## Recorded information:
━━━━━━
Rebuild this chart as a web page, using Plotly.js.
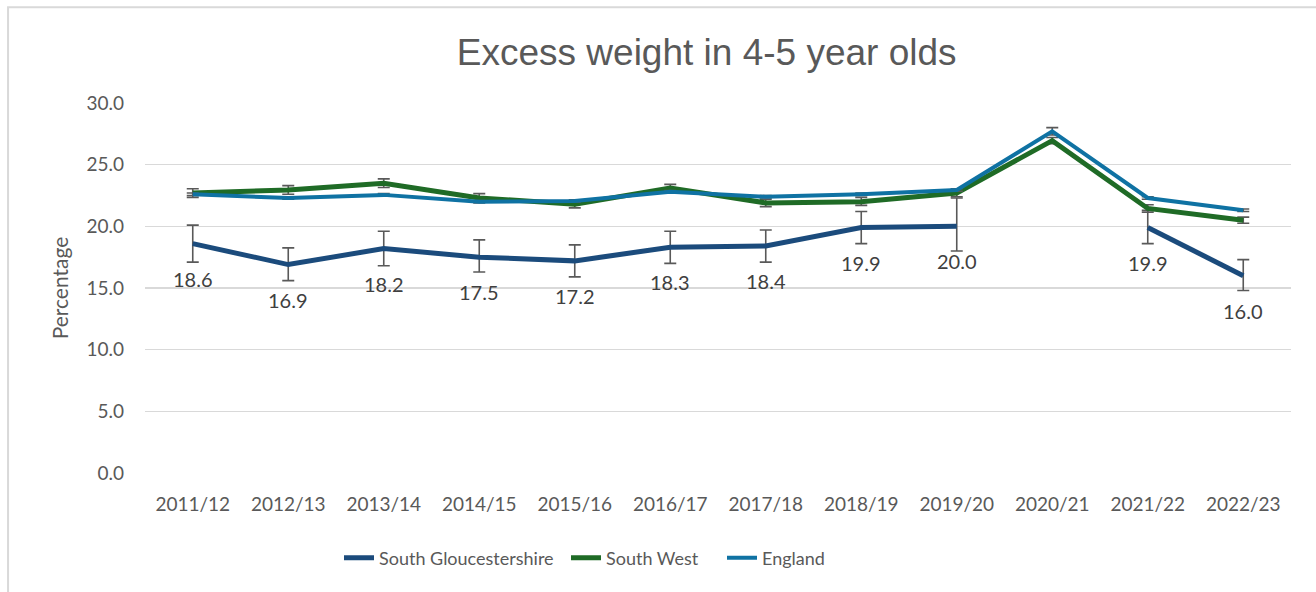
━━━━━━
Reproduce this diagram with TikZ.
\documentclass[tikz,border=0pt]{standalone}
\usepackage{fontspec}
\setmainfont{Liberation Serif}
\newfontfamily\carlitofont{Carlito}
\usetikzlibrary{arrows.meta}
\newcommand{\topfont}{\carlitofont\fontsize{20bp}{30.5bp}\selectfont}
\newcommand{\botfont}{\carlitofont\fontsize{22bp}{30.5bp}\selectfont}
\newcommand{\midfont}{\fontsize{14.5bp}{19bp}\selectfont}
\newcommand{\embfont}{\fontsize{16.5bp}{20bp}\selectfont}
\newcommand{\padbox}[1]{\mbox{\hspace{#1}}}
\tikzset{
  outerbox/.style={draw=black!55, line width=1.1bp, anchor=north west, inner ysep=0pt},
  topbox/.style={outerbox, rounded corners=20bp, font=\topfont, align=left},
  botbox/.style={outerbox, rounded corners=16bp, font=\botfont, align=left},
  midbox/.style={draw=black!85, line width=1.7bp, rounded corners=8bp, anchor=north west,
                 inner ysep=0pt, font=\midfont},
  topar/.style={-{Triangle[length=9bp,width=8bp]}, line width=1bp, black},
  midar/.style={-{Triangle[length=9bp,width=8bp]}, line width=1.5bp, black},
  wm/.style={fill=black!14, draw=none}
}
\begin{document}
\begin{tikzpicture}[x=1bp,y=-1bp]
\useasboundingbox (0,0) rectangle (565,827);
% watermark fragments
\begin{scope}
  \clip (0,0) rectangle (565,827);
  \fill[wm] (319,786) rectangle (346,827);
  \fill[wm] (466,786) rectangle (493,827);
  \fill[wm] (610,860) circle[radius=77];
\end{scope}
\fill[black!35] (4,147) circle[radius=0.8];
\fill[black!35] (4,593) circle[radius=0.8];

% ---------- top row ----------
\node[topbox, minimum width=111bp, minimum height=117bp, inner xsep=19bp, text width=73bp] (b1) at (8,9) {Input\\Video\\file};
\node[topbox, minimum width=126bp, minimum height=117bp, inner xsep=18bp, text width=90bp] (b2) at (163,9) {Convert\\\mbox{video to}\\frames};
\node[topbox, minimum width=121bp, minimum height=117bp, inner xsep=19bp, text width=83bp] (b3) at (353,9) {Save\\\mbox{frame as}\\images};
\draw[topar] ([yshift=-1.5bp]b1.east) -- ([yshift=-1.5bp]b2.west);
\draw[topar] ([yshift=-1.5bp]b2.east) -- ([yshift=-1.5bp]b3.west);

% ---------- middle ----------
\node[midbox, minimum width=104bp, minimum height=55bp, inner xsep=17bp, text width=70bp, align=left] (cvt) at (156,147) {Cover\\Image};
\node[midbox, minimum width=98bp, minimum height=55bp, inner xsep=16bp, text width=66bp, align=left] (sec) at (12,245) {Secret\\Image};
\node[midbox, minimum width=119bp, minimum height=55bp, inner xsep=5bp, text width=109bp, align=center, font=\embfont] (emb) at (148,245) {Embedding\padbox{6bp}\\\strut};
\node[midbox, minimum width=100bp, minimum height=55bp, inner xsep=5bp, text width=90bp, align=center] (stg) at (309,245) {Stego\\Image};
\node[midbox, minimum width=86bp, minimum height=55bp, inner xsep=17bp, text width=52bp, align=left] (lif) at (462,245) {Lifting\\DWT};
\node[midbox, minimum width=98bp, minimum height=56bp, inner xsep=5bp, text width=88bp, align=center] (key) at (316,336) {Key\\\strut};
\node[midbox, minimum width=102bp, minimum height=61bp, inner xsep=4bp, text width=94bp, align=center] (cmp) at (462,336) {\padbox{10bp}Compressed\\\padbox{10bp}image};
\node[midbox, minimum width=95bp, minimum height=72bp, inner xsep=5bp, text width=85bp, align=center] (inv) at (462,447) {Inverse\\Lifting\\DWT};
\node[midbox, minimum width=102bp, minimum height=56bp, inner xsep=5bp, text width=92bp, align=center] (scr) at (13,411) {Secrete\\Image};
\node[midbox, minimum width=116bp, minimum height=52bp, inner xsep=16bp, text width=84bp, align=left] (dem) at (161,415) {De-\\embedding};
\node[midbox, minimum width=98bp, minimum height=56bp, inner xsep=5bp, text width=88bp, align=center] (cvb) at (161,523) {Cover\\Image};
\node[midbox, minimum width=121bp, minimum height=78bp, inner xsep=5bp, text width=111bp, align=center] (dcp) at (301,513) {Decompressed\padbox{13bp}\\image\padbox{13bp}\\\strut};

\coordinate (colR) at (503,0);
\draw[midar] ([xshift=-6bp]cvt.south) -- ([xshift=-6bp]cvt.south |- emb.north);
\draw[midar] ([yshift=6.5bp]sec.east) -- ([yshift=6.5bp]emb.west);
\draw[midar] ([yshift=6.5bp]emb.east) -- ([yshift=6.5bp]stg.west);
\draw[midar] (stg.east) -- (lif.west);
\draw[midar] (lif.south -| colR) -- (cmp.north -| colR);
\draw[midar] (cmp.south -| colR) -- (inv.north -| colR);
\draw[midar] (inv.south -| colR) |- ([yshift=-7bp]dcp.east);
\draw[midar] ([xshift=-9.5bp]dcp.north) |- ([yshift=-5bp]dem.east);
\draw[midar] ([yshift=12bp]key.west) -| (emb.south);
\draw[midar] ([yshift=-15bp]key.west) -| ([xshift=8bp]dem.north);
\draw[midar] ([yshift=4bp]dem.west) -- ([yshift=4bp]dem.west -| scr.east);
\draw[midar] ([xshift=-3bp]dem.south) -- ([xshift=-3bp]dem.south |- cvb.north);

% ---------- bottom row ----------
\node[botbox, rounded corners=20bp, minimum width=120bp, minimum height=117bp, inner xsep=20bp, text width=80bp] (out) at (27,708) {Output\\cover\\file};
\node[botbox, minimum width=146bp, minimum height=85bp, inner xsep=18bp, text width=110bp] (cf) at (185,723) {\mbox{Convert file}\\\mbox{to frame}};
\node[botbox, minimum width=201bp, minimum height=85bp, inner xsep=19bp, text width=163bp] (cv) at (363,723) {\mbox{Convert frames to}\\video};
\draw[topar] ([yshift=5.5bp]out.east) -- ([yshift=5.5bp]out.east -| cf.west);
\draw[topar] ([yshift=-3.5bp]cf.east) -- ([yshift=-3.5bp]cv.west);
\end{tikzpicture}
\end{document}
━━━━━━
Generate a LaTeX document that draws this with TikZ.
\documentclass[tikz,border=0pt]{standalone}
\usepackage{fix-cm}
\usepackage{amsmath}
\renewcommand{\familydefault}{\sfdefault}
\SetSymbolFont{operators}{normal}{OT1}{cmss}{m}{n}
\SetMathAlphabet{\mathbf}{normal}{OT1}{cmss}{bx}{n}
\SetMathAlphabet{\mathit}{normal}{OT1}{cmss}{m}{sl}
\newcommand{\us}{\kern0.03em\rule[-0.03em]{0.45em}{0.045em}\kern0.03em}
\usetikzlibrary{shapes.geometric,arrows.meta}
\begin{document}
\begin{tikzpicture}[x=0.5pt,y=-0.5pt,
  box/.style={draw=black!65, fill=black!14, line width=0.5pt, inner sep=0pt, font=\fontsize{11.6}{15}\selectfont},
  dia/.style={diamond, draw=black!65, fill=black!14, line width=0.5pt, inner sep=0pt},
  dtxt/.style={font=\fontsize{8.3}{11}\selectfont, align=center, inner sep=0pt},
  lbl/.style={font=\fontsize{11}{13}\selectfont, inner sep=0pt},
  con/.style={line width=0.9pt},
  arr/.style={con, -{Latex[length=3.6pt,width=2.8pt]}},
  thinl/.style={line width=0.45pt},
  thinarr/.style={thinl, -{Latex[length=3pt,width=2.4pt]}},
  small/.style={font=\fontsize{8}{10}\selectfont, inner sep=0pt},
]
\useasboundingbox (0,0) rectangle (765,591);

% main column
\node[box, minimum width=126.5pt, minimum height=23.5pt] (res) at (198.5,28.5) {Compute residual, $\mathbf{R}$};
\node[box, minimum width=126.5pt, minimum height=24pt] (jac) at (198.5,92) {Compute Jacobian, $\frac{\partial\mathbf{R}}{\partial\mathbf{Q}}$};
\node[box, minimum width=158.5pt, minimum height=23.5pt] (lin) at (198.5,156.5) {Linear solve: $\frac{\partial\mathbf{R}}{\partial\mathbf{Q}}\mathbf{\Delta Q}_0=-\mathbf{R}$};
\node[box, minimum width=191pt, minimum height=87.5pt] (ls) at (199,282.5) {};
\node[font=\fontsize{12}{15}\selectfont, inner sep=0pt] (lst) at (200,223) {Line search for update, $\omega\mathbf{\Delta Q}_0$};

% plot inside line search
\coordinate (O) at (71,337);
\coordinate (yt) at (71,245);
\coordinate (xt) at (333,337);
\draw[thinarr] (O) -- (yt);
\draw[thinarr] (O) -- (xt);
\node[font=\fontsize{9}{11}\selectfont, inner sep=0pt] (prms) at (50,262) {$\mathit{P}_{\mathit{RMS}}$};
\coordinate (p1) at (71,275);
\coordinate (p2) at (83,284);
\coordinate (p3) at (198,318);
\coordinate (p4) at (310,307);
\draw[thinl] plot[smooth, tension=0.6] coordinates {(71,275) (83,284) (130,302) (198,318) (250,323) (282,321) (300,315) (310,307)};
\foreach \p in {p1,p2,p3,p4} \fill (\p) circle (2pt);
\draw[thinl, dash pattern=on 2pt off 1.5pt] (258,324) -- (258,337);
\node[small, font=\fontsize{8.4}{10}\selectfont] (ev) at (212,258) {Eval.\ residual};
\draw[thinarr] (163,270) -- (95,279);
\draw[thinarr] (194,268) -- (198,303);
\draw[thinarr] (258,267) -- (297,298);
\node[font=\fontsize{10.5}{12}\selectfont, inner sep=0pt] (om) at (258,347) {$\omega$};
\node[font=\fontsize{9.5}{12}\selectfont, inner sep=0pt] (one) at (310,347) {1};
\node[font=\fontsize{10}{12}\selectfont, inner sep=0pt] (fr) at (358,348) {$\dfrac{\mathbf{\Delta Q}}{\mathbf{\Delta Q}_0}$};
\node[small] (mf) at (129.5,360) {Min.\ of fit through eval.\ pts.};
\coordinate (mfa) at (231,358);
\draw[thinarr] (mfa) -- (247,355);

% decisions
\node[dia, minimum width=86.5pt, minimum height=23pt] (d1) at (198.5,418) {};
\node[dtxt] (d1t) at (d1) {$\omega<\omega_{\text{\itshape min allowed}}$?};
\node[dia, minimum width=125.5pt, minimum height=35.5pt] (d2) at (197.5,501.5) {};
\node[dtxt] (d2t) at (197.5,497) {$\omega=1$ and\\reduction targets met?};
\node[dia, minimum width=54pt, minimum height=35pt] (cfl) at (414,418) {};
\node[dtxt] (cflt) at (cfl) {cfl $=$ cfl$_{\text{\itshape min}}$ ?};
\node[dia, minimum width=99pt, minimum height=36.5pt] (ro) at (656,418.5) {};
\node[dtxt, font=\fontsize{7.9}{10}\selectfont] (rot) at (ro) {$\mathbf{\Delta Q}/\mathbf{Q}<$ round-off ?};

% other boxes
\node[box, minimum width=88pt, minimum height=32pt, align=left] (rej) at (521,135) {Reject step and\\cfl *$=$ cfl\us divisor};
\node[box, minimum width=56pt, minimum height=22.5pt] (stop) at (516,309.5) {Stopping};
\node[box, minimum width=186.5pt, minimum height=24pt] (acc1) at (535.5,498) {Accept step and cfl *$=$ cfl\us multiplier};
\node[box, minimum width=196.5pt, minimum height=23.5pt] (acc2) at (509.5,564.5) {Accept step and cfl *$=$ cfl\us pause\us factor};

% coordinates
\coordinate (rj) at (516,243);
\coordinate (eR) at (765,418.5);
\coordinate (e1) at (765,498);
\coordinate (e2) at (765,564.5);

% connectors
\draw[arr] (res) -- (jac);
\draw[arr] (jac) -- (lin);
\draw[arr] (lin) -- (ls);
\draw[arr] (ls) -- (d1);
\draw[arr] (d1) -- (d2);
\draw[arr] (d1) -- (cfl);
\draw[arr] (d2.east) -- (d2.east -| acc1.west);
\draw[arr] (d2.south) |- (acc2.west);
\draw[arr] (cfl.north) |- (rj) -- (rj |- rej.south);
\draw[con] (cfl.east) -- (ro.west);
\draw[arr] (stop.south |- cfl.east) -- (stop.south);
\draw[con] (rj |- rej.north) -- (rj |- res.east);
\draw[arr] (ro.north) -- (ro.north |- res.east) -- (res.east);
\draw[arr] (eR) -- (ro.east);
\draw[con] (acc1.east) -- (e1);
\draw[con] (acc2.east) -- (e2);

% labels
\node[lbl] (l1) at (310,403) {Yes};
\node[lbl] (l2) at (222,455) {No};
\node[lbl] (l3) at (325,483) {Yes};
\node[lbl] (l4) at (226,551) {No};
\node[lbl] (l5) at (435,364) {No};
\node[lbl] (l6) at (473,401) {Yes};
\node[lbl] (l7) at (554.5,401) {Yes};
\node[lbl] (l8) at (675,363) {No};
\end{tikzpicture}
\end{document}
━━━━━━
## Task directions:
Starting at the line that contains "Generate a LaTeX", repeat each line exactly, and stop after the line that contains "(0,0) rectangle (765,591);".

## Correct output:
Generate a LaTeX document that draws this with TikZ.
\documentclass[tikz,border=0pt]{standalone}
\usepackage{fix-cm}
\usepackage{amsmath}
\renewcommand{\familydefault}{\sfdefault}
\SetSymbolFont{operators}{normal}{OT1}{cmss}{m}{n}
\SetMathAlphabet{\mathbf}{normal}{OT1}{cmss}{bx}{n}
\SetMathAlphabet{\mathit}{normal}{OT1}{cmss}{m}{sl}
\newcommand{\us}{\kern0.03em\rule[-0.03em]{0.45em}{0.045em}\kern0.03em}
\usetikzlibrary{shapes.geometric,arrows.meta}
\begin{document}
\begin{tikzpicture}[x=0.5pt,y=-0.5pt,
  box/.style={draw=black!65, fill=black!14, line width=0.5pt, inner sep=0pt, font=\fontsize{11.6}{15}\selectfont},
  dia/.style={diamond, draw=black!65, fill=black!14, line width=0.5pt, inner sep=0pt},
  dtxt/.style={font=\fontsize{8.3}{11}\selectfont, align=center, inner sep=0pt},
  lbl/.style={font=\fontsize{11}{13}\selectfont, inner sep=0pt},
  con/.style={line width=0.9pt},
  arr/.style={con, -{Latex[length=3.6pt,width=2.8pt]}},
  thinl/.style={line width=0.45pt},
  thinarr/.style={thinl, -{Latex[length=3pt,width=2.4pt]}},
  small/.style={font=\fontsize{8}{10}\selectfont, inner sep=0pt},
]
\useasboundingbox (0,0) rectangle (765,591);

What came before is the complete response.